Maker’s Mark is having what people in the PR business like to call “an opportunity.” My first reaction was to call it “getting caught with your pants around your ankles and trying to spin a story that a bee had flown down your undies.” Why would Maker’s announce that they were reducing the percentage of alcohol in their bourbon from 45 percent to 42 percent (90 proof to 84 proof), cause an uproar and then reverse the decision within days?
What happened is that over the last two years, whiskey drinking has taken off. We’re not a vodka highball culture anymore! Demand for bourbons, including Maker’s Mark, has risen faster than production — here and internationally. Why? Well, whiskey and bourbon (a whiskey made with at least 51 percent corn mash instead of another grain) are barrel-aged, so you would’ve either needed a crystal ball to see this demand coming or the magic ability to turn back time about eight years and get more whiskey in the barrel.

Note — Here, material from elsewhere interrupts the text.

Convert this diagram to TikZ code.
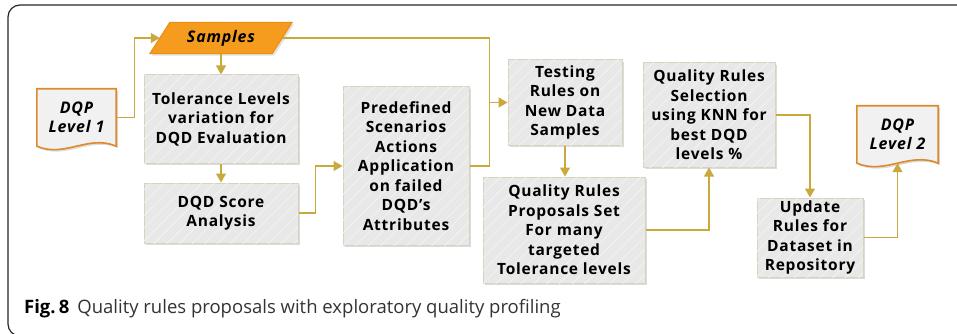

Many whiskies are blended from barrels that various distilleries produce. Maker’s isn’t — they use their own distillate from start to finish. So when they were faced with scarcity, they couldn’t buy more whiskey from someone else to keep up their output. On his blog about American whiskey, Chuck Cowdery, author of Bourbon Straight: The Uncut and Unfiltered Story of American Whiskey, writes of the plan to reduce the alcohol content, saying, “After aging, Maker’s comes out of the barrel at about 60 percent ABV (alcohol by volume) and water is added to bring it down to bottling proof. Maker’s will now add a little more water and a little less whiskey to every bottle.”
Maker’s taste-tested the lower proof and felt they were providing the same taste they’d always made.
Whiskey drinkers, though, said they had cheapened the product without lowering the price. Hence the outrage. My snarky response? Hell, you were already paying extra for a wax seal -— at least you can drink the water.
But throwing my skepticism aside, the folks at the distillery responded very quickly to their customers. They reversed the decision. In an interview with drinkspirits.com, Bill Samuels, Jr., former president and CEO of Maker’s, apologized and said, “We are also a little embarrassed about being so stupid.”
Were they stupid? I spoke to Rich Harwood, the general manager at Mainstrasse’s Old Kentucky Bourbon Bar, for his reaction.
“Maker’s Mark has always been really proactive as a brand,” Harwood says. “They started their Ambassador’s program to stay engaged with their customers; to promote their whiskey, sure, but also to get feedback. Most of the serious whiskey drinkers I’ve talked to aren’t mad about what happened. Most of them are saying, ‘Hey, at least they told us.’ ”
And that’s a good point. Maker’s can’t be — isn’t — the only distillery to be challenged by a spike in demand. I suspect that other brands are making changes that haven’t gotten the publicity that Maker’s did. Harwood agrees.
“Some are distilling at a higher proof, getting more alcohol out of each run and putting it in the barrel at a higher proof,” he says. “Then they get more bottles out of a barrel. But if you’re putting it in the barrel too hot — when the alcohol is too high — that’s going to affect the whiskey, and not in a good way. Others say they’re using old-fashioned production methods, which they do, but they don’t mention that 50 to 80 percent of what’s in each bottle doesn’t come from their production — it comes from a big distillery down the road that uses large-scale distilling. And they’re not telling their drinkers what they’re doing, like Maker’s did.”
Harwood had a chance to taste the 84-proof bottling side-by-side with the 90. Was there a big difference?
“My personal take on it? With 3 percent difference in alcohol, I’d say there was a 3 percent difference in taste,” he laughs. In other words, not much. And if you see any of those 84-proof bottles anywhere? Snatch ‘em up. They’ll definitely become collector’s items.
Let’s drink to Maker’s Mark, then, for being honest with their customers and telling them they were about to pull a switcheroo. Harwood’s cocktail suggestion, featuring the “smooth, sippin’ whiskey” character of Maker’s Mark, is the Embassy Royale.
Maker’s Mark bourbon
Drambuie (Scotch liqueur)
Splash of fresh lemon juice
Mix equal parts of all the ingredients with ice in a shaker, shake and then strain into a chilled cocktail glass.